While exceptionally hot and dry weather in the U.S Corn Belt has sent crop prices soaring, the final impact on agriculture stocks will depend on what happens to farmers' wallets.

With extremely hot and dry conditions in the U.S. Corn Belt so far this growing season, the prospects for bumper corn and soybean crops are withering. Farmers in the United States stepped up planting this year to take advantage of high crop prices and to return stocks/use ratios to a more normal level after a couple of seasons of tough weather. However, Mother Nature has reminded everyone that weather has the final say on crop production year to year.

We see the scorching conditions and rising crop prices as a potential boon for some agriculture companies. However, our enthusiasm comes with caveats. While a little bit of bad weather can be a major plus for farmer economics, an all-out crop disaster has sent farmer cash receipts reeling in the past. Our take: The offsetting effects of higher crop prices and lower yields ultimately will determine the final impact on farmers' wallets, and thus the amount of money growers have to spend on seeds, chemicals, fertilizers, and equipment for the 2013 season.

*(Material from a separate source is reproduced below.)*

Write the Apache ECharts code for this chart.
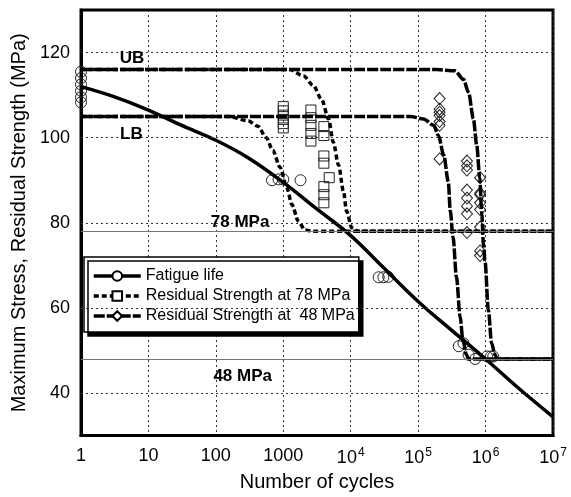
<!DOCTYPE html>
<html>
<head>
<meta charset="utf-8">
<script src="https://cdn.jsdelivr.net/npm/echarts@6/dist/echarts.min.js"></script>
<style>
  html, body { margin: 0; padding: 0; background: #fff; }
  #chart { width: 571px; height: 497px; }
</style>
</head>
<body>
<div id="chart"></div>
<script>
// fatigue life curve (S-N)
const fatigueN = [1, 3, 10, 30, 100, 300, 1000, 3000, 1e4, 3e4, 1e5, 3e5, 1e6, 3e6, 1e7]
const fatigueS = [112, 109.7, 106.5, 103, 99.4, 95.3, 89.5, 83.5, 77, 69.6, 61.5, 55, 48, 41.3, 34.4]

// residual strength curves, 78 MPa (lower / upper bound)
const rs78LbN = [1, 150, 300, 420, 560, 700, 900, 1130, 1340, 1670, 2100, 2700, 1e7]
const rs78LbS = [105, 105, 104, 102.7, 100, 97, 93, 88.2, 84.3, 80.4, 78.3, 78, 78]
const rs78UbN = [1, 1250, 2000, 2800, 3700, 4700, 5500, 6600, 7800, 8700, 10400, 13000, 1e7]
const rs78UbS = [116, 116, 114.5, 112.2, 109, 104.4, 99, 93.6, 87.4, 82.7, 78.8, 78, 78]

// residual strength curves, 48 MPa (lower / upper bound)
const rs48LbN = [1, 7.6e4, 1.2e5, 1.7e5, 2e5, 2.4e5, 2.8e5, 3e5, 3.3e5, 3.7e5, 4.2e5, 4.6e5, 5.2e5, 5.6e5, 1e7]
const rs48LbS = [105, 105, 104.4, 102.9, 100.5, 95.9, 89.7, 82.7, 76.5, 67.2, 57.9, 52.5, 49, 48, 48]
const rs48UbN = [1, 1.9e5, 3.5e5, 4.7e5, 5.6e5, 6.6e5, 7.4e5, 8.2e5, 8.8e5, 9.3e5, 9.8e5, 1.1e6, 1.23e6, 1.38e6, 1.5e6, 1e7]
const rs48UbS = [116, 116, 115.7, 113.7, 110.6, 104.4, 98.2, 90.5, 81.9, 75, 71.1, 59.5, 51.7, 49, 48, 48]

// test points
const circleN = [1, 1, 1, 1, 1, 1, 680, 850, 1000, 1800, 26000, 30500, 36000, 4e5, 4.7e5, 5.6e5, 7e5, 1.05e6, 1.2e6, 1.3e6]
const circleS = [115.5, 114, 112.5, 111, 109.5, 108.3, 90, 90.2, 90.2, 90, 67.2, 67.2, 67.3, 51, 51.7, 49, 48, 48.6, 48.6, 48.6]
const squareN = [1000, 1000, 1000, 1000, 1000, 1000, 2570, 2570, 2570, 2570, 2570, 4000, 4000, 4000, 4000, 4000, 4000, 4000, 4800]
const squareS = [107.3, 106.3, 105.3, 104.3, 103.3, 102.3, 106.5, 104.7, 102.9, 101, 99.2, 102.6, 100.5, 95.7, 94, 88.5, 86.6, 84.7, 90.6]
const diamondN = [2.08e5, 2.08e5, 2.08e5, 2.08e5, 2.08e5, 2.08e5, 2.08e5, 5.3e5, 5.3e5, 5.3e5, 5.3e5, 5.3e5, 5.3e5, 5.3e5, 5.3e5, 8.3e5, 8.3e5, 8.3e5, 8.3e5, 8.3e5, 8.3e5, 8.3e5, 8.3e5]
const diamondS = [109.2, 106.7, 106, 105.2, 103.8, 102.9, 95, 94.5, 93.4, 92.4, 87.7, 85.8, 83.9, 82.1, 77.7, 90.6, 87, 86.6, 84.7, 83.1, 79, 73.4, 72.3]

// annotations
const noteText = ['UB', 'LB', '78 MPa', '48 MPa']
const noteN = [5.7, 5.6, 229, 250]
const noteS = [118.6, 100.8, 80.2, 43.9]

const yTicks = [40, 60, 80, 100, 120]
const refLevels = [78, 48]

const FONT = 'Liberation Sans, Arial, sans-serif'
const pairs = (xs, ys) => xs.map((x, i) => [x, ys[i]])

const dotted = { color: '#333', width: 1, type: [2, 3] }
const markerStyle = { color: 'rgba(0,0,0,0)', borderColor: '#222', borderWidth: 1, opacity: 1 }
const dash78 = [5, 3]
const dash48 = [11, 2]

const chart = echarts.init(document.getElementById('chart'))

const option = {
  animation: false,
  textStyle: { fontFamily: FONT },
  grid: {
    left: 81, right: 18, top: 10, bottom: 56,
    show: true, borderColor: '#000', borderWidth: 3
  },
  legend: {
    data: [
      { name: 'Fatigue life', lineStyle: { width: 3.5, type: 'solid' } },
      { name: 'Residual Strength at 78 MPa', lineStyle: { width: 3.5, type: dash78 } },
      { name: 'Residual Strength at  48 MPa', lineStyle: { width: 3.5, type: dash48 } }
    ],
    orient: 'vertical',
    left: 84,
    top: 257,
    padding: [11, 4, 8, 8],
    itemWidth: 47,
    itemHeight: 12,
    itemGap: 4,
    backgroundColor: '#fff',
    borderColor: '#000',
    borderWidth: 1.5,
    shadowColor: '#000',
    shadowBlur: 0,
    shadowOffsetX: 4,
    shadowOffsetY: 4,
    textStyle: { fontSize: 16, color: '#000', fontFamily: FONT }
  },
  xAxis: {
    type: 'log',
    logBase: 10,
    min: 1,
    max: 1e7,
    name: 'Number of cycles',
    nameLocation: 'middle',
    nameGap: 33,
    nameTextStyle: { fontSize: 20, color: '#000', fontFamily: FONT },
    axisLine: { lineStyle: { color: '#000', width: 3 } },
    axisTick: { show: false },
    minorTick: { show: false },
    splitLine: { show: true, lineStyle: dotted },
    axisLabel: {
      margin: 11,
      color: '#000',
      fontSize: 18,
      fontFamily: FONT,
      formatter: (v) => {
        const e = Math.round(Math.log10(v))
        return e <= 3 ? String(Math.round(v)) : '10{sup|' + e + '}'
      },
      rich: {
        sup: { fontSize: 12, padding: [0, 0, 11, 1], fontFamily: FONT, color: '#000' }
      }
    }
  },
  yAxis: {
    type: 'value',
    min: 30,
    max: 130,
    interval: 10,
    name: 'Maximum Stress, Residual Strength (MPa)',
    nameLocation: 'middle',
    nameGap: 50,
    nameTextStyle: { fontSize: 20, color: '#000', fontFamily: FONT },
    axisLine: { show: true, lineStyle: { color: '#000', width: 3 } },
    axisTick: { show: false },
    splitLine: { show: false },
    axisLabel: {
      margin: 11,
      color: '#000',
      fontSize: 18,
      fontFamily: FONT,
      formatter: (v) => (yTicks.includes(v) ? String(v) : '')
    }
  },
  series: [
    {
      // grid lines + reference levels
      name: 'ref',
      type: 'line',
      data: [],
      silent: true,
      markLine: {
        silent: true,
        symbol: 'none',
        label: { show: false },
        animation: false,
        data: [
          ...yTicks.map(v => ({ yAxis: v, lineStyle: dotted })),
          ...refLevels.map(v => ({ yAxis: v, lineStyle: { color: '#777', width: 1.2, type: 'solid' } }))
        ]
      }
    },
    {
      name: 'Fatigue life data',
      type: 'scatter',
      symbol: 'circle',
      symbolSize: 11,
      itemStyle: markerStyle,
      data: pairs(circleN, circleS),
      z: 3
    },
    {
      name: 'Residual 78 data',
      type: 'scatter',
      symbol: 'rect',
      symbolSize: 10,
      itemStyle: markerStyle,
      data: pairs(squareN, squareS),
      z: 3
    },
    {
      name: 'Residual 48 data',
      type: 'scatter',
      symbol: 'diamond',
      symbolSize: [11, 12],
      itemStyle: markerStyle,
      data: pairs(diamondN, diamondS),
      z: 3
    },
    {
      name: 'Fatigue life',
      type: 'line',
      symbol: 'emptyCircle',
      showSymbol: false,
      smooth: 0.4,
      itemStyle: { color: '#000' },
      lineStyle: { color: '#000', width: 3.5 },
      data: pairs(fatigueN, fatigueS),
      z: 4
    },
    {
      name: 'Residual Strength at 78 MPa',
      type: 'line',
      symbol: 'emptyRect',
      showSymbol: false,
      smooth: 0.3,
      smoothMonotone: 'x',
      itemStyle: { color: '#000' },
      lineStyle: { color: '#000', width: 3.5, type: dash78 },
      data: pairs(rs78LbN, rs78LbS),
      z: 4
    },
    {
      name: 'Residual Strength at 78 MPa',
      type: 'line',
      symbol: 'emptyRect',
      showSymbol: false,
      smooth: 0.3,
      smoothMonotone: 'x',
      itemStyle: { color: '#000' },
      lineStyle: { color: '#000', width: 3.5, type: dash78 },
      data: pairs(rs78UbN, rs78UbS),
      z: 4
    },
    {
      name: 'Residual Strength at  48 MPa',
      type: 'line',
      symbol: 'emptyDiamond',
      showSymbol: false,
      smooth: 0.3,
      smoothMonotone: 'x',
      itemStyle: { color: '#000' },
      lineStyle: { color: '#000', width: 3.5, type: dash48 },
      data: pairs(rs48LbN, rs48LbS),
      z: 4
    },
    {
      name: 'Residual Strength at  48 MPa',
      type: 'line',
      symbol: 'emptyDiamond',
      showSymbol: false,
      smooth: 0.3,
      smoothMonotone: 'x',
      itemStyle: { color: '#000' },
      lineStyle: { color: '#000', width: 3.5, type: dash48 },
      data: pairs(rs48UbN, rs48UbS),
      z: 4
    },
    {
      name: 'notes',
      type: 'scatter',
      symbolSize: 0,
      silent: true,
      itemStyle: { opacity: 1, color: '#000' },
      data: noteText.map((t, i) => ({ name: t, value: [noteN[i], noteS[i]] })),
      label: {
        show: true,
        position: 'inside',
        formatter: (p) => p.name,
        fontSize: 17,
        fontWeight: 'bold',
        color: '#000',
        opacity: 1,
        fontFamily: FONT
      },
      z: 5
    }
  ]
}

chart.setOption(option)
</script>
</body>
</html>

Unfortunately, with Mother Nature holding all the cards, the near-term outcome becomes difficult to predict. In the long run, we still think weather will normalize and crop stocks eventually will be replenished. Thus, the current conditions have little impact on our fair value estimates for agriculture companies.

Crop Rapport: Lower Yields and Cash Receipts
Damaged by sweltering heat and insufficient rain, corn crop conditions are deteriorating by the day across the Midwest. In its latest Crop Progress report from July 30, the portion of the corn crop that the USDA rated as "good" or "excellent" dropped to 24%, compared with 62% in the previous year. Since June 11, the proportion of the crop rated good/excellent has dropped a massive 42 percentage points from 66%. For soybeans, 29% of the crop is rated good/excellent, a drop from 60% on June 11.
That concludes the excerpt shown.